Source code of charts —
☆ ☆ ☆

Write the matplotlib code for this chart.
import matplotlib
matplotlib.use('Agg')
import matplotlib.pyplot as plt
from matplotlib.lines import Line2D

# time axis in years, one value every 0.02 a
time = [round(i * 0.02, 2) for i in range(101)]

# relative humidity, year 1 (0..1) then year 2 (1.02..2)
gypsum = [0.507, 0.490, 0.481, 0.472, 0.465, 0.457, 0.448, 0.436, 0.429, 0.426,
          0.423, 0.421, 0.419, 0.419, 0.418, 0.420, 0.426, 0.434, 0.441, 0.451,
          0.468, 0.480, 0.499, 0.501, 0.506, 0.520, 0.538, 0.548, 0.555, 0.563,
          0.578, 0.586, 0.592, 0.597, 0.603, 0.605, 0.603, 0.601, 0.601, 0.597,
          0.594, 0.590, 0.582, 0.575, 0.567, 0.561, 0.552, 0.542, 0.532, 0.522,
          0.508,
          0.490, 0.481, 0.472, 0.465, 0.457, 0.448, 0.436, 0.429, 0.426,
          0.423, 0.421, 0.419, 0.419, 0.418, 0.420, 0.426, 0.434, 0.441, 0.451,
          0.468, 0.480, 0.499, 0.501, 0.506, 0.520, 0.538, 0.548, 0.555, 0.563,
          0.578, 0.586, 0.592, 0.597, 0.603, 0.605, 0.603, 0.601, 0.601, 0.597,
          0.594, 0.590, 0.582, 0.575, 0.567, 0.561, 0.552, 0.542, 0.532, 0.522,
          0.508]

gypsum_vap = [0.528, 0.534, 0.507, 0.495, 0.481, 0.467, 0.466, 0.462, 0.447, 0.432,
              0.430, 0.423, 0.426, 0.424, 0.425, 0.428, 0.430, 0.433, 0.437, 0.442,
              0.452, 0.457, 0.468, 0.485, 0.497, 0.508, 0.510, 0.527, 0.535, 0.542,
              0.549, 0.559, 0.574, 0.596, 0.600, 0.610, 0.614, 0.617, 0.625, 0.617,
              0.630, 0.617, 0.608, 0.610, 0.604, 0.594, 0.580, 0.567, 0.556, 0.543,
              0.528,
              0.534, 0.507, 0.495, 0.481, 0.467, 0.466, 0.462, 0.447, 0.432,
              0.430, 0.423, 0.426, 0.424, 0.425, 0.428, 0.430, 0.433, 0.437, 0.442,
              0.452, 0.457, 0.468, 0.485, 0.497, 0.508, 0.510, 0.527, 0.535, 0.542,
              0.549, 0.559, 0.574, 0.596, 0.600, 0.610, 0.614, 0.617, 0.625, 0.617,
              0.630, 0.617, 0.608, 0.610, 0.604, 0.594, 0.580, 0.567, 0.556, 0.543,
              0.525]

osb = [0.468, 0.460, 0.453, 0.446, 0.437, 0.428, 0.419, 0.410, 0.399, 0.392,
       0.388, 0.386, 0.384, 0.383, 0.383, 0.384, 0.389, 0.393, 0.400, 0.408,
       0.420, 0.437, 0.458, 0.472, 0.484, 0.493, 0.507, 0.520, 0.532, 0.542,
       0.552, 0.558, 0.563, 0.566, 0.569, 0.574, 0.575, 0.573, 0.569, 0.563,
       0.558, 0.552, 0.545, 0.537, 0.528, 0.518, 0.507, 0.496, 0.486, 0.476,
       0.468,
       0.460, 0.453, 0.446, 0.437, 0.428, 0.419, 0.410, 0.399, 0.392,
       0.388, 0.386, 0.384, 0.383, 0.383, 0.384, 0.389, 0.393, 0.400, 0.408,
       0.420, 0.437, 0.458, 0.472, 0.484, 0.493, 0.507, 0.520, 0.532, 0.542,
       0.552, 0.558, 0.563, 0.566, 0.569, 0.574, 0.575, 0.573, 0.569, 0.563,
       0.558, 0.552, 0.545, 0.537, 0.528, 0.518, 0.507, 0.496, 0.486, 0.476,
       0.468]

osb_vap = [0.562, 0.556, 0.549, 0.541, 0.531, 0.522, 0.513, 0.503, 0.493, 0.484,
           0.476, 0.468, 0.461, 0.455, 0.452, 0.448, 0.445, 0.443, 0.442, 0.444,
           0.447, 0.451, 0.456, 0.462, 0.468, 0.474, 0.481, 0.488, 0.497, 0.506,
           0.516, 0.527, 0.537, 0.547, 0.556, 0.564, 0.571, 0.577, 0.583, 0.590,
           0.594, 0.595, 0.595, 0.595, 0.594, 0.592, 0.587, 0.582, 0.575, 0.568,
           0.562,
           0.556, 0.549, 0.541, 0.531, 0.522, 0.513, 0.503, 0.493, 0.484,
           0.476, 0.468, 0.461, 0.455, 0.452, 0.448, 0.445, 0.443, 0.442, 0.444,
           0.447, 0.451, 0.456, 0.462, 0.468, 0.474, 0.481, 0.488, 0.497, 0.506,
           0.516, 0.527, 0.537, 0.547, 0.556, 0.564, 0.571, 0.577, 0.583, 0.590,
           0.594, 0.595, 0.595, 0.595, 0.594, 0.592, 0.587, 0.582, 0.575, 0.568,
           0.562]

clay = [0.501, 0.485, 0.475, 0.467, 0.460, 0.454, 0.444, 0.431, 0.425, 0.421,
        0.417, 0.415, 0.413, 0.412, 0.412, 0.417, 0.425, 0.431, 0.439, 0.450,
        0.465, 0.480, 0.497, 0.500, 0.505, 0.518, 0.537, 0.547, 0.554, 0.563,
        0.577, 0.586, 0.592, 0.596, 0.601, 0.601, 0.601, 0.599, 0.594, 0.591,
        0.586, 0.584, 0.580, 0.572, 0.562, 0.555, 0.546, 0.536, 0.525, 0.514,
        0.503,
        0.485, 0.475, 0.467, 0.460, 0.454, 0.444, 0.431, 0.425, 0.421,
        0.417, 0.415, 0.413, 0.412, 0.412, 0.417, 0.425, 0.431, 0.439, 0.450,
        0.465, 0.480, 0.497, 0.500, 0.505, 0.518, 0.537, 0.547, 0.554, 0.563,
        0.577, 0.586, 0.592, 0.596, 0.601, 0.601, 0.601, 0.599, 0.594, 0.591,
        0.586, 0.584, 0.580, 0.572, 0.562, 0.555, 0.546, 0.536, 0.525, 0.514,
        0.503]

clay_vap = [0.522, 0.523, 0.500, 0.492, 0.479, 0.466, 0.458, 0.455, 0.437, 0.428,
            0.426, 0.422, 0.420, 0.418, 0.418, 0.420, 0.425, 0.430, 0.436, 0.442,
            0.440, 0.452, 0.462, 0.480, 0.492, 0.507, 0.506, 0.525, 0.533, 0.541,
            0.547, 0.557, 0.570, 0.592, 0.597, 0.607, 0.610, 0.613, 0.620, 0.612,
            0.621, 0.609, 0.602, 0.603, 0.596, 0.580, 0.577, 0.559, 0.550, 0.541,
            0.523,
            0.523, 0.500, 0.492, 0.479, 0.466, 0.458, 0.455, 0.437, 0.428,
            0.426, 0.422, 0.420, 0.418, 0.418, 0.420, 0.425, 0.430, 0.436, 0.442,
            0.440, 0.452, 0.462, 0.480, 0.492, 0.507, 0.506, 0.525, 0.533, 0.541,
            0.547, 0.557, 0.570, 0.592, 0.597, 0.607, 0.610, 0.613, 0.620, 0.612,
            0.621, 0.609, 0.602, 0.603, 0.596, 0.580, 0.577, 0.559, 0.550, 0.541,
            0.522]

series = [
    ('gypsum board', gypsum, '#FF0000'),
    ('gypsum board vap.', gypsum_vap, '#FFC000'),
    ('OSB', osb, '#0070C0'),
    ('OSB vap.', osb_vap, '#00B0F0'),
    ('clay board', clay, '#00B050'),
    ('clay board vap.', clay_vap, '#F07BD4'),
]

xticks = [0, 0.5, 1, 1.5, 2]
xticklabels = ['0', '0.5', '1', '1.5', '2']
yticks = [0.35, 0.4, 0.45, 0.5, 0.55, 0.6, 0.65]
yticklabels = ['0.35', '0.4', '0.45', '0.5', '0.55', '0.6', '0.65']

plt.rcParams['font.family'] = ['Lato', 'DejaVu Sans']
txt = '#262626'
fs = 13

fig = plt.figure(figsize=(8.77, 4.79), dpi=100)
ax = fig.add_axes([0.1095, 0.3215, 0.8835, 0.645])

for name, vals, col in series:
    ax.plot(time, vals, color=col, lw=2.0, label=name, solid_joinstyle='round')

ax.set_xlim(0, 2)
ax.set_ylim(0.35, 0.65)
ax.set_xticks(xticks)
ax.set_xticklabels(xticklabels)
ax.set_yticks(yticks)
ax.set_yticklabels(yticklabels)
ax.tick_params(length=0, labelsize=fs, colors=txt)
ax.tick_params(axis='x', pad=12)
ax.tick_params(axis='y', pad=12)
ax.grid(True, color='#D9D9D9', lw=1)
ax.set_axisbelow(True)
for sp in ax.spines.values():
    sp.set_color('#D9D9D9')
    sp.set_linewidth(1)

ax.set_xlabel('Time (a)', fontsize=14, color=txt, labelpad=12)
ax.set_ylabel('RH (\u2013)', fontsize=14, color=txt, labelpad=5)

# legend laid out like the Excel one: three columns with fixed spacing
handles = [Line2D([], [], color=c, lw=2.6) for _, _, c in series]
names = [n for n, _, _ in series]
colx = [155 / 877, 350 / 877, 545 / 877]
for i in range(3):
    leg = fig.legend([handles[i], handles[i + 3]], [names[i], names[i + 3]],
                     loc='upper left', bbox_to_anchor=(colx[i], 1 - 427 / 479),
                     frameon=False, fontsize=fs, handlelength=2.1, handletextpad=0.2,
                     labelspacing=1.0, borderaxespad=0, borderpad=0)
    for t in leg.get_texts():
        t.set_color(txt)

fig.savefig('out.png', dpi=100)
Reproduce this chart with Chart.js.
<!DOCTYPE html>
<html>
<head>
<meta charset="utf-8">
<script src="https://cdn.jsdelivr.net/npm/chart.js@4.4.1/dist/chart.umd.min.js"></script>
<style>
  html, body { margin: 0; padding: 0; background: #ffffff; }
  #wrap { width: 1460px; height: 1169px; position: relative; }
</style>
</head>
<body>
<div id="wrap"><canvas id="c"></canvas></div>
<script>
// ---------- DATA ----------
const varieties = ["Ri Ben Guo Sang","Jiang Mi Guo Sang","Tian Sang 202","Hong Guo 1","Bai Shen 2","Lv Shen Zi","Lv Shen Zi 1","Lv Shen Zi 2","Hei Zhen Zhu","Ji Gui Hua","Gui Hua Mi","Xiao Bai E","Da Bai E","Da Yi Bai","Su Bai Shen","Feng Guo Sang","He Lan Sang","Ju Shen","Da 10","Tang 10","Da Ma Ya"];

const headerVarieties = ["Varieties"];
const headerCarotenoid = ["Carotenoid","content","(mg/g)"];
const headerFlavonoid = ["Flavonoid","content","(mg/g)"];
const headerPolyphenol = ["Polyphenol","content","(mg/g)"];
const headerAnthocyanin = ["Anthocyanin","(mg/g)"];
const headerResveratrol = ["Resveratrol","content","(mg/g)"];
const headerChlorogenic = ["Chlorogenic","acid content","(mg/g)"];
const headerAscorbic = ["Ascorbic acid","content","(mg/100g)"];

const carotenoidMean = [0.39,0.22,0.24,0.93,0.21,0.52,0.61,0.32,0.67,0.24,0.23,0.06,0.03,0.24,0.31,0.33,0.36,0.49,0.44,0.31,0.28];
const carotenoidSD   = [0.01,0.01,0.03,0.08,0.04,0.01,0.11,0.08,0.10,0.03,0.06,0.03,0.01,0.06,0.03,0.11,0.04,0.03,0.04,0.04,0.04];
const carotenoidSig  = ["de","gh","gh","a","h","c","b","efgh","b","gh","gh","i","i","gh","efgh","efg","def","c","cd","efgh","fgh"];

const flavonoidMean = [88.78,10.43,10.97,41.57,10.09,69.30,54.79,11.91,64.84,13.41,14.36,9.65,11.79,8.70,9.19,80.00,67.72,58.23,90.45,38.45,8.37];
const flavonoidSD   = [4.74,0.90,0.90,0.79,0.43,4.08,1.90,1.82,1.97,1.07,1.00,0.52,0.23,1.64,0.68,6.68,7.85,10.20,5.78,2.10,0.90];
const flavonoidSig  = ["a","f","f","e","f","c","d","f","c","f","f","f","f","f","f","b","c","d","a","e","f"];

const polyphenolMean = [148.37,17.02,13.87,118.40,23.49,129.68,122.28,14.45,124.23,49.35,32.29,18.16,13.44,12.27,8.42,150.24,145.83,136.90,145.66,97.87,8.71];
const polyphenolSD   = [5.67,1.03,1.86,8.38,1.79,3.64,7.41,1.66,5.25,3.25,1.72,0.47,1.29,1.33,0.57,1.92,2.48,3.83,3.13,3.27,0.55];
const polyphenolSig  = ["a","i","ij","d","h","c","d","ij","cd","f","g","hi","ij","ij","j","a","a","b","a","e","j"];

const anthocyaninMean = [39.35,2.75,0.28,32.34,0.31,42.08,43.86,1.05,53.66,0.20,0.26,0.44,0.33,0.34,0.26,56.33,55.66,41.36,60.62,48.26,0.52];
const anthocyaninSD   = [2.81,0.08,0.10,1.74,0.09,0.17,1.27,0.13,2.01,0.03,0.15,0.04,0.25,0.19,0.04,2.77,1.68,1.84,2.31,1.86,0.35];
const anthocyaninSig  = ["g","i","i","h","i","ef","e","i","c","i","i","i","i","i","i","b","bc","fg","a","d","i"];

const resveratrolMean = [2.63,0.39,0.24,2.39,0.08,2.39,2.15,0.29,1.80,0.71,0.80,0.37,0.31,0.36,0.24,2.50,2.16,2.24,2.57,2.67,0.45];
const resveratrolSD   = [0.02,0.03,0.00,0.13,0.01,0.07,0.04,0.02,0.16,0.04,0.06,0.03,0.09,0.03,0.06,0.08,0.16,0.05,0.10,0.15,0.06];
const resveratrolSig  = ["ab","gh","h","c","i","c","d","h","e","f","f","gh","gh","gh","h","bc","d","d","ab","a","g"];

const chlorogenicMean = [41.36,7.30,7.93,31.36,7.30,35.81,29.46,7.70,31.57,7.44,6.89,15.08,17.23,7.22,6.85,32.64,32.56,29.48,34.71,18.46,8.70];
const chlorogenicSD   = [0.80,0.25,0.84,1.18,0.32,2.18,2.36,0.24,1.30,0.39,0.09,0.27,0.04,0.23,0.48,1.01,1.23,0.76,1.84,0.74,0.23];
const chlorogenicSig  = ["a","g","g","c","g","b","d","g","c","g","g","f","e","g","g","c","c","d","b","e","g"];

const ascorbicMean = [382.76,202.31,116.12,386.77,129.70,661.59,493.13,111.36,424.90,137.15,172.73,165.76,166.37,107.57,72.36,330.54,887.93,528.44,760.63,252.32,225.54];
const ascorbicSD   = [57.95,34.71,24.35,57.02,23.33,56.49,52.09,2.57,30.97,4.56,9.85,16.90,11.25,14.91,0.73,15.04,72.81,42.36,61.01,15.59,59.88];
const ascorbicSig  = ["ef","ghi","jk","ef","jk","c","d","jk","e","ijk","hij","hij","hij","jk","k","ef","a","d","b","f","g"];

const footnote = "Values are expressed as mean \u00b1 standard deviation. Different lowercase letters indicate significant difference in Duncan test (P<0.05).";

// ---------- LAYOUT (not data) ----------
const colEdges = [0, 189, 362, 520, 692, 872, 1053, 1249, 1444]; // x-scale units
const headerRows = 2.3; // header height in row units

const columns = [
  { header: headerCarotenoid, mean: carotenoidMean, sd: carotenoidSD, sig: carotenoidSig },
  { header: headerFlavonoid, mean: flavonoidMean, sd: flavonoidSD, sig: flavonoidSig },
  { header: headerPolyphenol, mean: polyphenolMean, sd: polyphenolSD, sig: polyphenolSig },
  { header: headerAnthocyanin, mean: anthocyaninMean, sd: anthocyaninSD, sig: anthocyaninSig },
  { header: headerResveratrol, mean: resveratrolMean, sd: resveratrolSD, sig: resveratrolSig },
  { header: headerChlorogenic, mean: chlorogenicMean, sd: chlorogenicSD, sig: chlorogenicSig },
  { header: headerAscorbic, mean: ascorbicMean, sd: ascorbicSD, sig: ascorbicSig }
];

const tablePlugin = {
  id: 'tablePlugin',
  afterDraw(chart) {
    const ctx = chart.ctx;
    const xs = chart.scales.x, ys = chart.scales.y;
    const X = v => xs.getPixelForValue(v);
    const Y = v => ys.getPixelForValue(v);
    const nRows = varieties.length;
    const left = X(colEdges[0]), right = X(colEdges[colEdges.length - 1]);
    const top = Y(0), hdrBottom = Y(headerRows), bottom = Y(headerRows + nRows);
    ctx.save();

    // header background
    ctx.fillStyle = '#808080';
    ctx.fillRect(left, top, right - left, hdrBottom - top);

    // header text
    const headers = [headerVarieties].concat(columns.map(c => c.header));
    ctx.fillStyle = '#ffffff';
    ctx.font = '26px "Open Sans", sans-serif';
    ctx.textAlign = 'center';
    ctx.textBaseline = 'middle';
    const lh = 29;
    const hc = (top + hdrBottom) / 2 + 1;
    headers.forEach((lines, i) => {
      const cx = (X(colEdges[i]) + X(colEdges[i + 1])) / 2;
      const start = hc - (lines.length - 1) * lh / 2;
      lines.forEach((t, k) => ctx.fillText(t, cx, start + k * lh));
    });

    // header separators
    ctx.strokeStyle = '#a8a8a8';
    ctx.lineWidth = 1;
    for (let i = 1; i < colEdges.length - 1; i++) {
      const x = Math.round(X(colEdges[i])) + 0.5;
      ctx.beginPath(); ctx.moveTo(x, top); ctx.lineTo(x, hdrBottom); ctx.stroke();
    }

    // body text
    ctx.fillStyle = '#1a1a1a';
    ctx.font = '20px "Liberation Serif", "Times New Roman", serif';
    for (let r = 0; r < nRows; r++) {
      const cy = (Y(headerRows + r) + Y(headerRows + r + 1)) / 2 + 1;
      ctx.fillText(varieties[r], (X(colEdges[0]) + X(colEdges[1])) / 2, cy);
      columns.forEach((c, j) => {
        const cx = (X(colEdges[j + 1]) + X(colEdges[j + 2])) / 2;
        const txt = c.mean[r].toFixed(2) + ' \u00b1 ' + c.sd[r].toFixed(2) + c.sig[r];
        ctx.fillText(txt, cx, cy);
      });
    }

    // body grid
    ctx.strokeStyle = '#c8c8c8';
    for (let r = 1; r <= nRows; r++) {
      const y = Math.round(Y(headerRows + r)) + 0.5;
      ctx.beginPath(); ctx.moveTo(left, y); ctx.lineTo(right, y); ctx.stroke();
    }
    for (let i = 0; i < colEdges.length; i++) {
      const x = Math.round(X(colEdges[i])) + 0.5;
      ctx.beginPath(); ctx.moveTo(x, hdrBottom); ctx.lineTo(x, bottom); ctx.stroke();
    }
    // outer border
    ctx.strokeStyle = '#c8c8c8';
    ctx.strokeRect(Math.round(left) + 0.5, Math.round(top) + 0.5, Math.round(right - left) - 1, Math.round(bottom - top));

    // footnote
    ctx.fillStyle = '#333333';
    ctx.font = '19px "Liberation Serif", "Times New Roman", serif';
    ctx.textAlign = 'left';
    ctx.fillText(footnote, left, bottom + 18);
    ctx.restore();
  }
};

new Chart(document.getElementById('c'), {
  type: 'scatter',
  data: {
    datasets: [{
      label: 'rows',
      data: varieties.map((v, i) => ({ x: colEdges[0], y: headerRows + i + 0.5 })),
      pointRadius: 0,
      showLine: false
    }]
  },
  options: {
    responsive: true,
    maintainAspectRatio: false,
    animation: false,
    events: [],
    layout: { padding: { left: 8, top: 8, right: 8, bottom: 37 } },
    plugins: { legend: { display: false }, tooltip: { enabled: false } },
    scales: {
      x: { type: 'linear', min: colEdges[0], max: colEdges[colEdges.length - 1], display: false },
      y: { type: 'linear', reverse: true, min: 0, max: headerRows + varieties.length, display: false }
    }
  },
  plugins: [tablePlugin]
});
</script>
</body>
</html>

☆ ☆ ☆

Transcribe only the lines from the beginning of the entries to the line with "time = [round(i", inclusive, exactly as written.

THE SOLUTION —
Write the matplotlib code for this chart.
import matplotlib
matplotlib.use('Agg')
import matplotlib.pyplot as plt
from matplotlib.lines import Line2D

# time axis in years, one value every 0.02 a
time = [round(i * 0.02, 2) for i in range(101)]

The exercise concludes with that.